Mark: I suppose it’s a natural thing, when you’ve been with a band like Dream Theater, for 25 years, it must feel like the end of a marriage, was it very liberating, a big pressure off??



Mike: It was liberating, but it was also scary! You grow and feel a sense of security with 25 years with the same band, and it takes a lot of balls to walk away from that! To be honest it wasn’t that easy for me, but, it had to happen. There’s a great expression that I love, and that is “It is better to regret something that you have done, than to regret something that you haven’t”. I very much had that feeling, if I hadn’t left Dream Theater, I would have probably spent the rest of my life wondering, “what if?” what I could’ve done, rather than what I did do, and after 25 years of Dream Theater, I needed to explore other things, I didn’t want to be defined by them for the rest of my life. I needed to explore other styles with other people. So, as difficult as it was to walk away from that security, I had to follow my heart.



Mark: I think that’s a great answer, and one that many people who have been following you over the years will hopefully get behind you with. A couple of quick questions to finish off with, that we ask everyone, if you could have been a fly on the wall for the recording of any classic rock album, what would it have been for you and why?

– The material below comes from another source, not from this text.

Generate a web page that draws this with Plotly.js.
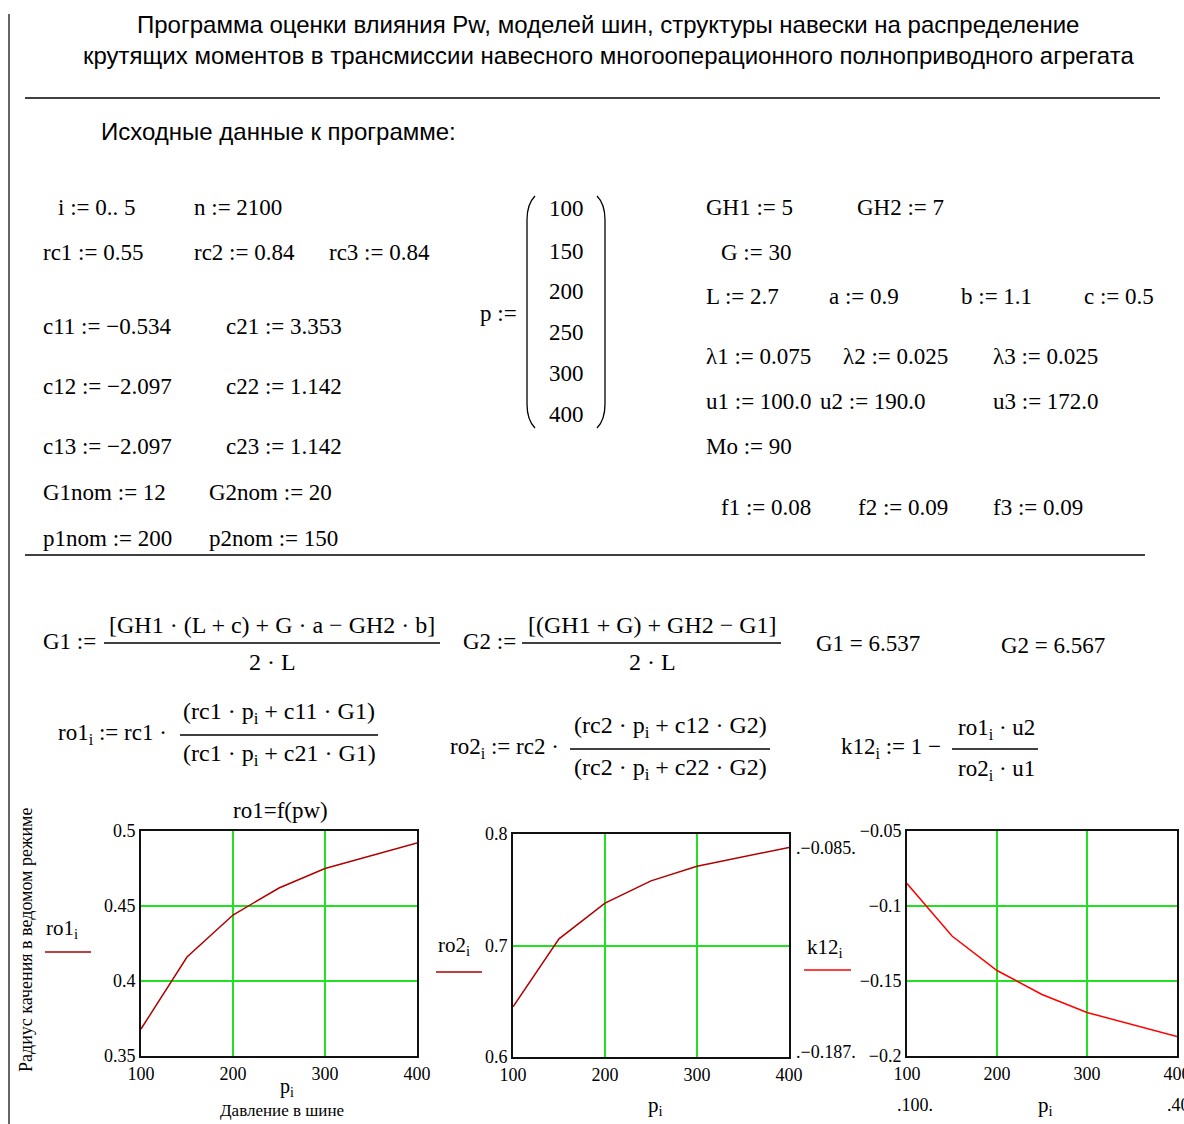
<!DOCTYPE html>
<html>
<head>
<meta charset="utf-8">
<script src="https://cdn.plot.ly/plotly-3.0.1.min.js"></script>
<style>
html,body{margin:0;padding:0;background:#fff;}
#chart{width:1184px;height:1124px;}
</style>
</head>
<body>
<div id="chart"></div>
<script>
// ---- data ----
const p = [100, 150, 200, 250, 300, 400];
const ro1 = [0.368, 0.416, 0.444, 0.462, 0.475, 0.492];
const ro2 = [0.645, 0.706, 0.738, 0.758, 0.771, 0.788];
const k12 = [-0.085, -0.120, -0.143, -0.159, -0.171, -0.187];

const xTicks = [100, 200, 300, 400];
const ro1Ticks = [0.35, 0.4, 0.45, 0.5];
const ro2Ticks = [0.6, 0.7, 0.8];
const k12Ticks = [-0.2, -0.15, -0.1, -0.05];

const ro1Range = [0.35, 0.5];
const ro2Range = [0.6, 0.8];
const k12Range = [-0.2, -0.05];
const pRange = [100, 400];

// ---- layout helpers ----
const W = 1184, H = 1124;
const X = v => v / W;
const Y = v => 1 - v / H;
const SERIF = '"Liberation Serif", "Times New Roman", serif';
const SANS = '"Liberation Sans", Arial, sans-serif';
const FS = 23;   // body math text size
const FF = 24;   // fraction text size

const annotations = [];
const shapes = [];

function txt(x, y, text, o) {
  o = o || {};
  annotations.push({
    xref: 'paper', yref: 'paper', x: X(x), y: Y(y), text: text,
    showarrow: false, xanchor: o.anchor || 'left', yanchor: 'middle',
    textangle: o.angle || 0, borderpad: 0,
    font: {family: o.family || SERIF, size: o.size || FS, color: '#000'}
  });
}
function hline(x0, x1, y, color, width) {
  shapes.push({type: 'line', xref: 'paper', yref: 'paper',
    x0: X(x0), x1: X(x1), y0: Y(y), y1: Y(y),
    line: {color: color || '#000', width: width || 1}});
}
function vline(x, y0, y1, color, width) {
  shapes.push({type: 'line', xref: 'paper', yref: 'paper',
    x0: X(x), x1: X(x), y0: Y(y0), y1: Y(y1),
    line: {color: color || '#000', width: width || 1}});
}
function paren(xEdge, xMid, y0, y1, color) {
  const d = 'M' + X(xEdge) + ',' + Y(y0) +
    ' Q' + X(xMid) + ',' + Y(y0 + 8) + ' ' + X(xMid) + ',' + Y(y0 + 24) +
    ' L' + X(xMid) + ',' + Y(y1 - 24) +
    ' Q' + X(xMid) + ',' + Y(y1 - 8) + ' ' + X(xEdge) + ',' + Y(y1);
  shapes.push({type: 'path', xref: 'paper', yref: 'paper', path: d,
    line: {color: color || '#000', width: 1.3}});
}

// ---- page frame and rules ----
vline(9, 14, 1124, '#333', 1.5);
hline(25, 1160, 98, '#000', 1.5);
hline(25, 1145, 555, '#000', 1.5);

// ---- header ----
txt(608, 24, 'Программа оценки влияния Pw, моделей шин, структуры навески на распределение', {anchor: 'center', family: SANS, size: 24});
txt(608, 56, 'крутящих моментов в трансмиссии навесного многооперационного полноприводного агрегата', {anchor: 'center', family: SANS, size: 24});
txt(100, 132, 'Исходные данные к программе:', {family: SANS, size: 24});

// ---- input data block (left) ----
txt(57, 208, 'i := 0.. 5');
txt(193, 208, 'n := 2100');
txt(42, 253, 'rc1 := 0.55');
txt(193, 253, 'rc2 := 0.84');
txt(328, 253, 'rc3 := 0.84');
txt(42, 326, 'c11 := −0.534');
txt(225, 326, 'c21 := 3.353');
txt(42, 386, 'c12 := −2.097');
txt(225, 386, 'c22 := 1.142');
txt(42, 446, 'c13 := −2.097');
txt(225, 446, 'c23 := 1.142');
txt(42, 492, 'G1nom := 12');
txt(208, 492, 'G2nom := 20');
txt(42, 538, 'p1nom := 200');
txt(208, 538, 'p2nom := 150');

// ---- p vector ----
txt(479, 313, 'p :=');
const pRowsY = [209, 251, 291, 332, 373, 414];
p.forEach((v, k) => txt(566, pRowsY[k], String(v), {anchor: 'center'}));
paren(535, 527, 196, 428);
paren(597, 605, 196, 428);

// ---- input data block (right) ----
txt(705, 208, 'GH1 := 5');
txt(856, 208, 'GH2 := 7');
txt(720, 253, 'G := 30');
txt(705, 297, 'L := 2.7');
txt(828, 297, 'a := 0.9');
txt(960, 297, 'b := 1.1');
txt(1083, 297, 'c := 0.5');
txt(705, 356, 'λ1 := 0.075');
txt(842, 356, 'λ2 := 0.025');
txt(992, 356, 'λ3 := 0.025');
txt(705, 401, 'u1 := 100.0');
txt(819, 401, 'u2 := 190.0');
txt(992, 401, 'u3 := 172.0');
txt(705, 446, 'Mo := 90');
txt(720, 507, 'f1 := 0.08');
txt(857, 507, 'f2 := 0.09');
txt(992, 507, 'f3 := 0.09');

// ---- formulas ----
txt(42, 641, 'G1 :=');
txt(272, 625, '[GH1 · (L + c) + G · a − GH2 · b]', {anchor: 'center', size: FF});
hline(104, 440, 643, '#000', 1.3);
txt(272, 662, '2 · L', {anchor: 'center', size: FF});

txt(462, 641, 'G2 :=');
txt(652, 625, '[(GH1 + G) + GH2 − G1]', {anchor: 'center', size: FF});
hline(522, 781, 643, '#000', 1.3);
txt(652, 662, '2 · L', {anchor: 'center', size: FF});

txt(815, 643, 'G1 = 6.537');
txt(1000, 645, 'G2 = 6.567');

txt(57, 734, 'ro1<sub>i</sub> := rc1 ·');
txt(279, 713, '(rc1 · p<sub>i</sub> + c11 · G1)', {anchor: 'center', size: FF});
hline(180, 378, 735, '#000', 1.3);
txt(279, 755, '(rc1 · p<sub>i</sub> + c21 · G1)', {anchor: 'center', size: FF});

txt(449, 748, 'ro2<sub>i</sub> := rc2 ·');
txt(670, 727, '(rc2 · p<sub>i</sub> + c12 · G2)', {anchor: 'center', size: FF});
hline(570, 770, 749, '#000', 1.3);
txt(670, 769, '(rc2 · p<sub>i</sub> + c22 · G2)', {anchor: 'center', size: FF});

txt(840, 748, 'k12<sub>i</sub> := 1 −');
txt(996, 729, 'ro1<sub>i</sub> · u2', {anchor: 'center'});
hline(952, 1038, 749, '#000', 1.3);
txt(996, 770, 'ro2<sub>i</sub> · u1', {anchor: 'center'});

// ---- chart decorations ----
txt(280, 810, 'ro1=f(pw)', {anchor: 'center', size: 23});
txt(26, 940, 'Радиус качения в ведомом режиме', {anchor: 'center', size: 18, angle: -90});
txt(45, 929, 'ro1<sub>i</sub>', {size: 21});
hline(45, 91, 952, '#b00000', 1.5);
txt(287, 1087, 'p<sub>i</sub>', {anchor: 'center', size: 20});
txt(282, 1110, 'Давление в шине', {anchor: 'center', size: 17});

txt(437, 946, 'ro2<sub>i</sub>', {size: 21});
hline(436, 482, 972, '#b00000', 1.5);
txt(655, 1106, 'p<sub>i</sub>', {anchor: 'center', size: 21});
txt(795, 848, '.−0.085.', {size: 18});
txt(795, 1052, '.−0.187.', {size: 18});

txt(806, 948, 'k12<sub>i</sub>', {size: 21});
hline(804, 851, 970, '#ff0000', 1.5);
txt(1045, 1106, 'p<sub>i</sub>', {anchor: 'center', size: 21});
txt(896, 1105, '.100.', {size: 18});
txt(1166, 1105, '.400', {size: 18});

// ---- charts ----
const GRID = '#22e022';
function xAxis(x0, x1, anchor) {
  return {domain: [X(x0), X(x1)], range: pRange, tickvals: xTicks, anchor: anchor,
    showgrid: true, gridcolor: GRID, gridwidth: 2, zeroline: false,
    showline: true, mirror: true, linecolor: '#111', linewidth: 2,
    ticks: '', ticklen: 0, fixedrange: true, ticklabeloverflow: 'allow',
    tickfont: {family: SERIF, size: 18, color: '#000'}};
}
function yAxis(y0, y1, range, tv, anchor) {
  return {domain: [Y(y1), Y(y0)], range: range, tickvals: tv, anchor: anchor,
    showgrid: true, gridcolor: GRID, gridwidth: 2, zeroline: false,
    showline: true, mirror: true, linecolor: '#111', linewidth: 2,
    ticks: '', ticklen: 0, fixedrange: true, ticklabeloverflow: 'allow',
    tickfont: {family: SERIF, size: 18, color: '#000'}};
}

const traces = [
  {x: p, y: ro1, xaxis: 'x', yaxis: 'y', mode: 'lines', line: {color: '#b00000', width: 1.5}, showlegend: false},
  {x: p, y: ro2, xaxis: 'x2', yaxis: 'y2', mode: 'lines', line: {color: '#b00000', width: 1.5}, showlegend: false},
  {x: p, y: k12, xaxis: 'x3', yaxis: 'y3', mode: 'lines', line: {color: '#ff0000', width: 1.5}, showlegend: false}
];

const layout = {
  width: W, height: H,
  margin: {l: 0, r: 0, t: 0, b: 0},
  paper_bgcolor: '#ffffff', plot_bgcolor: '#ffffff',
  showlegend: false,
  xaxis: xAxis(141, 417, 'y'),
  yaxis: yAxis(831, 1056, ro1Range, ro1Ticks, 'x'),
  xaxis2: xAxis(513, 789, 'y2'),
  yaxis2: yAxis(834, 1057, ro2Range, ro2Ticks, 'x2'),
  xaxis3: xAxis(907, 1177, 'y3'),
  yaxis3: yAxis(831, 1056, k12Range, k12Ticks, 'x3'),
  annotations: annotations,
  shapes: shapes
};

Plotly.newPlot('chart', traces, layout, {staticPlot: true, displayModeBar: false});
</script>
</body>
</html>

Mike: God! I have to say three that immediately come to mind! I am one of those people with a million lists, and so I can never break it down to just one! So “Sergeant Pepper”, “The Wall” and “OK Computer”, I just think that all those are such ground breaking albums, creatively, and I would have just loved to see the creative process, not only the writing, but the recording as well.



Mark: Yes, three great choices. Finally, what is the meaning of life?



Mike: I’m still trying to find out!! So, I’ll let you know, when I find out!



Mark; Thank you, Mike, I do hope you get down to see us here in Australia at some point, but, good luck with the tour. It’s a great album, one of the best I’ve heard over the last couple of years, thank you for talking to us. Take care.



Mike: Thank you, I appreciate that. Bye.